Friday, 8 September 2006

Back on Cultural Matters




Think about the whole mind-set of bin Ladenism. It is to “purge” Saudi Arabia of all foreigners and foreign influences. That is exactly the opposite of glocalizing and collaborating. Tribal culture and thinking still dominate in many Arab countries, and the tribal mind-set is also anathema to collaboration. What is the motto of the tribalists? “Me and my brother against my cousin; me, my brother, and my cousin against the outsider.” And what is the motto of the globalists, those who build collaborative supply chains? “Me and my brother and my cousin, three friends from childhood, four people in Australia, two in Beijing, six in Bangalore, three from Germany, and four people we’ve met only over the Internet all make up a supply chain.”


In the flat world, the division of labour is steadily becoming more and more complex, with a lot more people interacting with a lot of other people they don’t know and may never meet. If you want to have a modern complex division of labour, you have to be able to put more trust in strangers.


In the Arab-Muslim world, argues David Landes, certain cultural attitudes have in many way become a barrier to development, particularly the tendency to still treat women as a source of danger or pollution to be cut off from the public space and denied entry into economic activities. When a culture believes that, it loses a large portion of potential productivity of the society.  A system that previleges the men from birth on, Landes also argues, simply because they are male, and gives them power over their sisters and other female members of the society, is bad for the men. It builds in them a sense of entitlement that discourages what it takes to improve, to advance, and to achieve. This sort of discrimination, he notes, is not something limited to Arab Middle East, of course. Indeed, strains of it are found in different degrees around the world, even in so-called advanced industrial societies.


(Excerpt from "The World Is Flat" by Thomas L.Friedman. To be continued)
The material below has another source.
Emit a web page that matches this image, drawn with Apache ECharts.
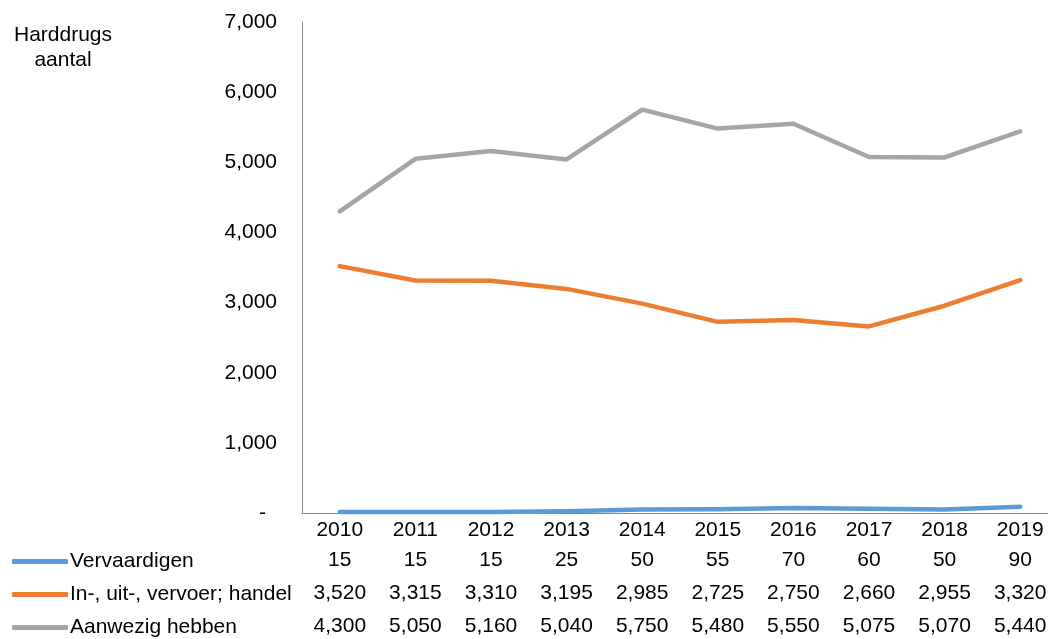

May I lay stress here on what scholar David Landes said, "A system that previleges the men from birth on, simply because they are male, and gives them power over their sisters and other female members of the society, is bad for the men." This is especially true of the men in Vietnam. Do you see that they are absent in contributions to the advancement of the world? What they need from the past until now is a slap in the face to awake to their timid role in development.